Stage 4: Wider reading :

Unit 7: Moses and the Pharoah

Moses and the Pharoah

"The Egyptians believed that their king was superhuman.

As a god, he was irresistible on the battlefield and could slay hundreds of enemies at a stroke all by himself.

"'His eyes scrutinised the depth of every living being' Nothing is impossible for him."

"Everything which he ordains comes about".'

"Because the whole world depends upon him his health is all important."

Moses' rod had a special significance for it attacked the Pharaoh in the most alarming manner by threatening his personal health along with that of the whole of Egypt in its entire dependence upon his continued health and wellbeing.

The dread disease of leprosy threatened the Pharaoh's health in his own court.

There were measures designed to ensure protection under all circumstances, to which leprosy within the court ran completely counter.
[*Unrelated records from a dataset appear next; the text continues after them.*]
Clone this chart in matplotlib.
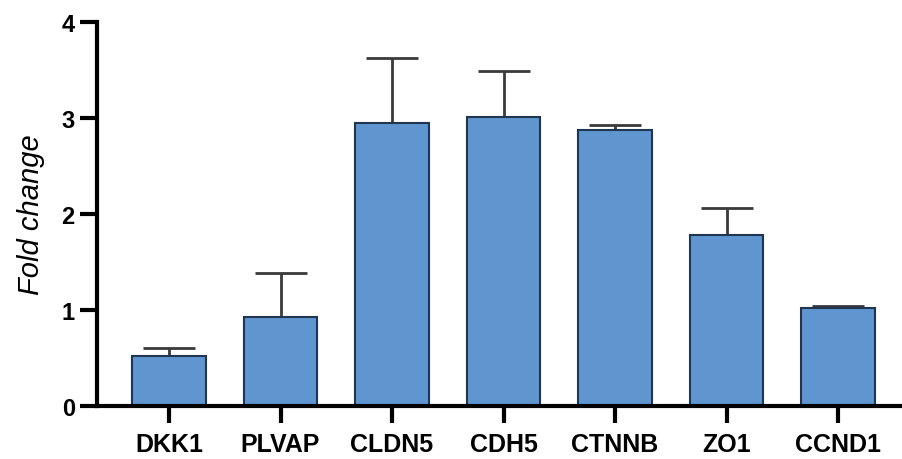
import numpy as np
import matplotlib
matplotlib.use('Agg')
from matplotlib import pyplot as plt

genes = ['DKK1', 'PLVAP', 'CLDN5', 'CDH5', 'CTNNB', 'ZO1', 'CCND1']
fold = [0.52, 0.93, 2.945, 3.01, 2.88, 1.78, 1.02]
err = [0.08, 0.46, 0.685, 0.48, 0.05, 0.28, 0.02]
yticks = [0, 1, 2, 3, 4]

plt.rcParams['font.family'] = ['Liberation Sans', 'DejaVu Sans']

fig = plt.figure(figsize=(9.03, 4.6), dpi=100)
ax = fig.add_axes([97/903, 53/460, 803/903, 384/460])

x = np.arange(len(genes))
ax.bar(x, fold, width=0.66, color='#6096D0', edgecolor='#1F3550', linewidth=1.5, zorder=2)
ax.errorbar(x, fold, yerr=[np.zeros(len(err)), err], fmt='none', ecolor='#3a3a3a',
            elinewidth=2, capsize=19, capthick=2, zorder=1)

ax.set_xlim(-0.646, 6.556)
ax.set_ylim(0, 4)
ax.set_yticks(yticks)
ax.set_xticks(x)
ax.set_xticklabels(genes, fontsize=18, fontweight='bold',
                   family=['Liberation Sans Narrow', 'Liberation Sans'])
ax.set_yticklabels([str(v) for v in yticks], fontsize=17, fontweight='bold')
ax.set_ylabel('Fold change', fontsize=21, style='italic', labelpad=12)

for s in ['top', 'right']:
    ax.spines[s].set_visible(False)
for s in ['left', 'bottom']:
    ax.spines[s].set_linewidth(3)
ax.tick_params(axis='y', width=3, length=12, pad=4)
ax.tick_params(axis='x', width=3, length=12, pad=7)

fig.savefig('out.png', dpi=100)
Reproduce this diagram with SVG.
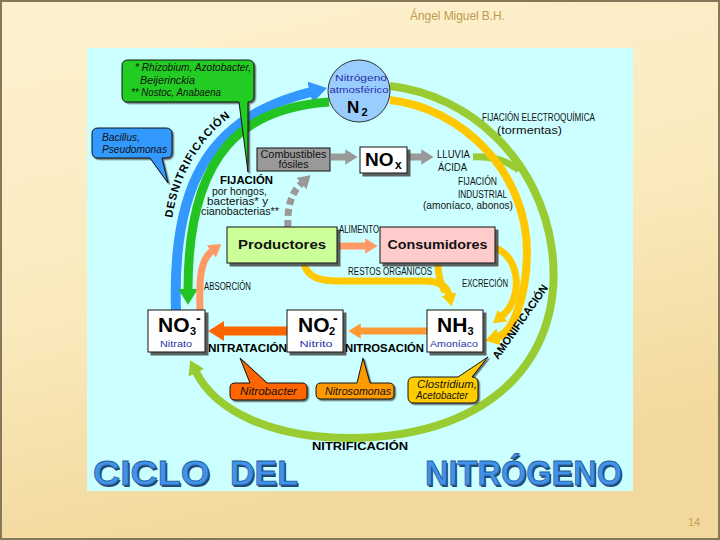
<svg xmlns="http://www.w3.org/2000/svg" width="720" height="540" viewBox="0 0 720 540">
<defs>
<linearGradient id="bg" x1="0" y1="0" x2="0.3" y2="1">
<stop offset="0" stop-color="#fdf1d0"/>
<stop offset="0.55" stop-color="#faeabd"/>
<stop offset="1" stop-color="#f2d89c"/>
</linearGradient>
<filter id="sh" x="-10%" y="-10%" width="130%" height="140%"><feDropShadow dx="3" dy="3" stdDeviation="0.5" flood-color="#444" flood-opacity="0.85"/></filter>
<filter id="sh2" x="-10%" y="-10%" width="130%" height="140%"><feDropShadow dx="1.5" dy="1.5" stdDeviation="0.5" flood-color="#333" flood-opacity="0.7"/></filter>
<marker id="mBlue" viewBox="0 0 10 10" refX="0.5" refY="5" markerWidth="2.2" markerHeight="2.2" orient="auto" markerUnits="strokeWidth"><path d="M0,0 L8,5 L0,10 z" fill="#3399ff"/></marker>
<marker id="mGreen" viewBox="0 0 10 10" refX="0.5" refY="5" markerWidth="2.2" markerHeight="2.2" orient="auto" markerUnits="strokeWidth"><path d="M0,0 L8,5 L0,10 z" fill="#22c322"/></marker>
<marker id="mOlive" viewBox="0 0 10 10" refX="0.5" refY="5" markerWidth="2.2" markerHeight="2.2" orient="auto" markerUnits="strokeWidth"><path d="M0,0 L8,5 L0,10 z" fill="#99cc33"/></marker>
<marker id="mYellow" viewBox="0 0 10 10" refX="0.5" refY="5" markerWidth="2.2" markerHeight="2.2" orient="auto" markerUnits="strokeWidth"><path d="M0,0 L8,5 L0,10 z" fill="#ffc800"/></marker>
<marker id="mGray" viewBox="0 0 10 10" refX="0.5" refY="5" markerWidth="2.2" markerHeight="2.2" orient="auto" markerUnits="strokeWidth"><path d="M0,0 L8,5 L0,10 z" fill="#999999"/></marker>
<marker id="mSalmon" viewBox="0 0 10 10" refX="0.5" refY="5" markerWidth="2.2" markerHeight="2.2" orient="auto" markerUnits="strokeWidth"><path d="M0,0 L8,5 L0,10 z" fill="#ff9966"/></marker>
<marker id="mOrange" viewBox="0 0 10 10" refX="0.5" refY="5" markerWidth="2.2" markerHeight="2.2" orient="auto" markerUnits="strokeWidth"><path d="M0,0 L8,5 L0,10 z" fill="#ff6600"/></marker>
<marker id="mOrange2" viewBox="0 0 10 10" refX="0.5" refY="5" markerWidth="2.2" markerHeight="2.2" orient="auto" markerUnits="strokeWidth"><path d="M0,0 L8,5 L0,10 z" fill="#ff9933"/></marker>
<path id="desPath" d="M 172 222 C 176 180, 200 135, 240 110 L 262 98"/>
<style>
text { font-family: "Liberation Sans", Arial, sans-serif; }
.lbl { font-size: 10px; fill: #111; }
.bl { font-size: 11px; font-weight: bold; fill: #000; }
.it { font-size: 10px; font-style: italic; fill: #111; }
.blue { font-size: 9.5px; fill: #2b2fa8; }
.big { font-size: 21px; font-weight: bold; fill: #000; }
.sub { font-size: 11px; font-weight: bold; fill: #000; }
.sup { font-size: 14px; font-weight: bold; fill: #000; }
.box { stroke: #111; stroke-width: 1; }
.arc { fill: none; }
.title { font-size: 35px; font-weight: bold; fill: #3f93ea; stroke: #2a5c9c; stroke-width: 0.8; }
.tshadow { font-size: 35px; font-weight: bold; fill: #24476f; }
</style>
</defs>

<rect x="0" y="0" width="720" height="540" fill="url(#bg)"/>
<rect x="1" y="1" width="718" height="538" fill="none" stroke="#85795a" stroke-width="2"/>
<text x="410" y="20" font-size="12" fill="#c09a50" textLength="95">Ángel Miguel B.H.</text>
<text x="688" y="526" font-size="11" fill="#c8a050">14</text>

<rect id="panel" x="87" y="48" width="546" height="443" fill="#ccffff"/>

<g id="connectors">
<path class="arc" d="M 390 86 C 470 95, 540 160, 552 250 C 565 350, 500 437, 350 438 C 270 438, 215 410, 196 372" stroke="#99cc33" stroke-width="8" marker-end="url(#mOlive)"/>
<path class="arc" d="M 473 157 C 492 156, 506 160, 519 170" stroke="#99cc33" stroke-width="7"/>
<path class="arc" d="M 390 100 C 460 108, 528 170, 527 255 C 526 300, 512 333, 498 337" stroke="#ffc800" stroke-width="8" marker-end="url(#mYellow)"/>
<path class="arc" d="M 176 311 C 172 190, 205 118, 311 92" stroke="#3399ff" stroke-width="10" marker-end="url(#mBlue)"/>
<path class="arc" d="M 329 102 C 245 108, 188 150, 188 290" stroke="#22c322" stroke-width="9" marker-end="url(#mGreen)"/>
<path class="arc" d="M 331 157 L 346 157" stroke="#999999" stroke-width="7" marker-end="url(#mGray)"/>
<path class="arc" d="M 408 157 L 422 157" stroke="#999999" stroke-width="7" marker-end="url(#mGray)"/>
<path class="arc" d="M 288 227 C 287 205, 292 192, 302 183" stroke="#999999" stroke-width="7" stroke-dasharray="7 4" marker-end="url(#mGray)"/>
<path class="arc" d="M 338 246 L 366 246" stroke="#ff9966" stroke-width="7" marker-end="url(#mSalmon)"/>
<path class="arc" d="M 200 311 C 199 280, 200 260, 212 251" stroke="#ff9966" stroke-width="7" marker-end="url(#mSalmon)"/>
<path class="arc" d="M 304 264 C 308 278, 320 281, 340 281 L 425 281 C 440 281, 447 287, 449 295" stroke="#ffc800" stroke-width="7" marker-end="url(#mYellow)"/>
<path class="arc" d="M 438 264 C 438 275, 440 283, 445 292" stroke="#ffc800" stroke-width="7"/>
<path class="arc" d="M 495 248 C 520 256, 524 298, 502 316" stroke="#ffc800" stroke-width="7" marker-end="url(#mYellow)"/>
<path class="arc" d="M 287 331 L 223 331" stroke="#ff6600" stroke-width="9" marker-end="url(#mOrange)"/>
<path class="arc" d="M 427 331 L 360 331" stroke="#ff9933" stroke-width="7" marker-end="url(#mOrange2)"/>
</g>

<g id="node-n2">
<circle cx="359" cy="91" r="31" fill="#99ccff" stroke="#333" stroke-width="1"/>
<text class="blue" x="361" y="81" text-anchor="middle" font-size="10" textLength="52" lengthAdjust="spacingAndGlyphs">Nitrógeno</text>
<text class="blue" x="359" y="93" text-anchor="middle" font-size="10" textLength="59" lengthAdjust="spacingAndGlyphs">atmosférico</text>
<text x="347" y="113" font-size="17" font-weight="bold" fill="#000">N</text>
<text x="361.5" y="116" font-size="11" font-weight="bold" fill="#000">2</text>
</g>

<g id="node-combustibles">
<rect class="box" x="257" y="148" width="73" height="23" fill="#999999"/>
<text class="lbl" x="293.5" y="158" text-anchor="middle" font-size="10.5" textLength="66" lengthAdjust="spacingAndGlyphs">Combustibles</text>
<text class="lbl" x="293.5" y="168" text-anchor="middle" font-size="10.5" textLength="30" lengthAdjust="spacingAndGlyphs">fósiles</text>
</g>

<g id="node-nox">
<rect class="box" x="360" y="147" width="47" height="26" fill="#ffffff" filter="url(#sh)"/>
<text x="365" y="166" font-size="19" font-weight="bold" fill="#000">NO</text>
<text x="395" y="169" font-size="12" font-weight="bold" fill="#000">x</text>
</g>

<g id="node-productores">
<rect class="box" x="227" y="227" width="110" height="36" fill="#ccff99" filter="url(#sh)"/>
<text x="282" y="249" text-anchor="middle" font-size="13" font-weight="bold" fill="#111" textLength="88" lengthAdjust="spacingAndGlyphs">Productores</text>
</g>

<g id="node-consumidores">
<rect class="box" x="380" y="227" width="115" height="36" fill="#ffcccc" filter="url(#sh)"/>
<text x="437.5" y="249" text-anchor="middle" font-size="13" font-weight="bold" fill="#111" textLength="100" lengthAdjust="spacingAndGlyphs">Consumidores</text>
</g>

<g id="node-no3">
<rect class="box" x="148" y="310" width="57" height="42" fill="#ffffff" filter="url(#sh)"/>
<text class="big" x="158" y="332">NO</text>
<text class="sub" x="190" y="335">3</text>
<text class="sup" x="196" y="323">-</text>
<text class="blue" x="176" y="347" text-anchor="middle" textLength="32" lengthAdjust="spacingAndGlyphs">Nitrato</text>
</g>

<g id="node-no2">
<rect class="box" x="287" y="310" width="56" height="42" fill="#ffffff" filter="url(#sh)"/>
<text class="big" x="298" y="332">NO</text>
<text class="sub" x="329" y="335">2</text>
<text class="sup" x="333" y="323">-</text>
<text class="blue" x="316" y="347" text-anchor="middle" textLength="33" lengthAdjust="spacingAndGlyphs">Nitrito</text>
</g>

<g id="node-nh3">
<rect class="box" x="427" y="310" width="56" height="42" fill="#ffffff" filter="url(#sh)"/>
<text class="big" x="437" y="332">NH</text>
<text class="sub" x="467.5" y="335">3</text>
<text class="blue" x="454" y="347" text-anchor="middle" textLength="48" lengthAdjust="spacingAndGlyphs">Amoníaco</text>
</g>

<g id="callout-rhizobium">
<path class="box" d="M 128 60 H 248 Q 254 60 254 66 V 96 Q 254 102 248 102 L 248 172 L 239 102 H 128 Q 122 102 122 96 V 66 Q 122 60 128 60 Z" fill="#22cc22" filter="url(#sh2)"/>
<text class="it" x="135" y="71" textLength="116" lengthAdjust="spacingAndGlyphs">* Rhizobium, Azotobacter,</text>
<text class="it" x="140" y="84" textLength="55" lengthAdjust="spacingAndGlyphs">Beijerinckia</text>
<text class="it" x="131" y="96" textLength="90" lengthAdjust="spacingAndGlyphs">** Nostoc, Anabaena</text>
</g>

<g id="callout-bacillus">
<path class="box" d="M 98 128 H 166 Q 172 128 172 134 V 152 Q 172 158 166 158 H 162 L 168 183 L 150 158 H 98 Q 92 158 92 152 V 134 Q 92 128 98 128 Z" fill="#3399ff" filter="url(#sh2)"/>
<text class="it" x="102" y="141" textLength="38" lengthAdjust="spacingAndGlyphs">Bacillus,</text>
<text class="it" x="102" y="153" textLength="65" lengthAdjust="spacingAndGlyphs">Pseudomonas</text>
</g>

<g id="callout-nitrobacter">
<path class="box" d="M 235 383 H 250 L 240 358 L 267 383 H 302 Q 307 383 307 388 V 395 Q 307 400 302 400 H 235 Q 230 400 230 395 V 388 Q 230 383 235 383 Z" fill="#ff6600" filter="url(#sh2)"/>
<text class="it" x="240" y="395" textLength="57" lengthAdjust="spacingAndGlyphs">Nitrobacter</text>
</g>

<g id="callout-nitrosomonas">
<path class="box" d="M 321 383 H 357 L 363 358 L 370 383 H 389 Q 394 383 394 388 V 394 Q 394 399 389 399 H 321 Q 316 399 316 394 V 388 Q 316 383 321 383 Z" fill="#ff9900" filter="url(#sh2)"/>
<text class="it" x="325" y="395" textLength="66" lengthAdjust="spacingAndGlyphs">Nitrosomonas</text>
</g>

<g id="callout-clostridium">
<path class="box" d="M 414 377 H 458 L 488 357 L 472 377 Q 478 377 478 383 V 397 Q 478 403 472 403 H 414 Q 408 403 408 397 V 383 Q 408 377 414 377 Z" fill="#ffcc00" filter="url(#sh2)"/>
<text class="it" x="417" y="388" textLength="60" lengthAdjust="spacingAndGlyphs">Clostridium,</text>
<text class="it" x="416" y="399" textLength="52" lengthAdjust="spacingAndGlyphs">Acetobacter</text>
</g>

<g id="labels">
<text class="bl" font-size="11" letter-spacing="1"><textPath href="#desPath" startOffset="4">DESNI</textPath></text>
<text class="bl" font-size="11" letter-spacing="1"><textPath href="#desPath" startOffset="42.6">TRIFI</textPath></text>
<text class="bl" font-size="11" letter-spacing="1"><textPath href="#desPath" startOffset="75.1">CACIÓN</textPath></text>
<text class="bl" font-size="11" transform="translate(498,360) rotate(-55)" textLength="88" lengthAdjust="spacingAndGlyphs">AMONIFICACIÓN</text>
<text class="bl" x="220" y="184" font-size="11" textLength="53" lengthAdjust="spacingAndGlyphs">FIJACIÓN</text>
<text class="lbl" x="212" y="195" font-size="8.5" textLength="55" lengthAdjust="spacingAndGlyphs">por hongos,</text>
<text class="lbl" x="207" y="205" font-size="8.5" textLength="61" lengthAdjust="spacingAndGlyphs">bacterias* y</text>
<text class="lbl" x="201" y="215" font-size="8.5" textLength="78" lengthAdjust="spacingAndGlyphs">cianobacterias**</text>
<text class="lbl" x="482" y="121" textLength="113" lengthAdjust="spacingAndGlyphs">FIJACIÓN ELECTROQUÍMICA</text>
<text class="lbl" x="497" y="134" textLength="65" lengthAdjust="spacingAndGlyphs">(tormentas)</text>
<text class="lbl" x="437" y="158" textLength="33" lengthAdjust="spacingAndGlyphs">LLUVIA</text>
<text class="lbl" x="438" y="171" textLength="29" lengthAdjust="spacingAndGlyphs">ÁCIDA</text>
<text class="lbl" x="458" y="185" textLength="39" lengthAdjust="spacingAndGlyphs">FIJACIÓN</text>
<text class="lbl" x="458" y="198" textLength="49" lengthAdjust="spacingAndGlyphs">INDUSTRIAL</text>
<text class="lbl" x="423" y="209" textLength="90" lengthAdjust="spacingAndGlyphs">(amoníaco, abonos)</text>
<text class="lbl" x="339" y="233" font-size="9.5" textLength="40" lengthAdjust="spacingAndGlyphs">ALIMENTO</text>
<text class="lbl" x="348" y="275" font-size="9.5" textLength="84" lengthAdjust="spacingAndGlyphs">RESTOS ORGÁNICOS</text>
<text class="lbl" x="462" y="287" font-size="9.5" textLength="46" lengthAdjust="spacingAndGlyphs">EXCRECIÓN</text>
<text class="lbl" x="204" y="290" font-size="9.5" textLength="47" lengthAdjust="spacingAndGlyphs">ABSORCIÓN</text>
<text class="bl" x="208" y="352" font-size="11.5" textLength="79" lengthAdjust="spacingAndGlyphs">NITRATACIÓN</text>
<text class="bl" x="345" y="352" font-size="11.5" textLength="79" lengthAdjust="spacingAndGlyphs">NITROSACIÓN</text>
<text class="bl" x="312" y="450" font-size="11" textLength="96" lengthAdjust="spacingAndGlyphs">NITRIFICACIÓN</text>
</g>

<g id="title">
<text class="tshadow" x="94.5" y="486.5" textLength="117" lengthAdjust="spacingAndGlyphs">CICLO</text>
<text class="tshadow" x="231.5" y="486.5" textLength="68" lengthAdjust="spacingAndGlyphs">DEL</text>
<text class="tshadow" x="426.5" y="486.5" textLength="197" lengthAdjust="spacingAndGlyphs">NITRÓGENO</text>
<text class="title" x="93" y="485" textLength="117" lengthAdjust="spacingAndGlyphs">CICLO</text>
<text class="title" x="230" y="485" textLength="68" lengthAdjust="spacingAndGlyphs">DEL</text>
<text class="title" x="425" y="485" textLength="197" lengthAdjust="spacingAndGlyphs">NITRÓGENO</text>
</g>
</svg>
A prime measure of protection lay in the fact that "the god-king required complete and abject self-humiliation of his subjects.

A person approaching the Pharaoh threw himself on the floor, smelling the earth, crawling on the ground invoking this Perfect God and exalting his beauty".

Again, the rod that became a serpent was a real danger, for the serpent had a special significance.

Many cattle died from the bite of the serpent when grain was being threshed in Egypt:

"At harvest time the (god) king had the duty of performing the magic ceremony of protecting from serpents the cattle used in threshing...”

The cow was worshiped in Egypt, and not only as a source of food, but as the sky, the celestial mother and wife of the sun.

The cow-god Hathor, 'which is the sky', watched over the underworld of the dead and nourished the Pharaoh with milk....

And, of course, he was responsible for the annual Nile flood as well as the other weather phenomena.

He had many powers and much responsibility."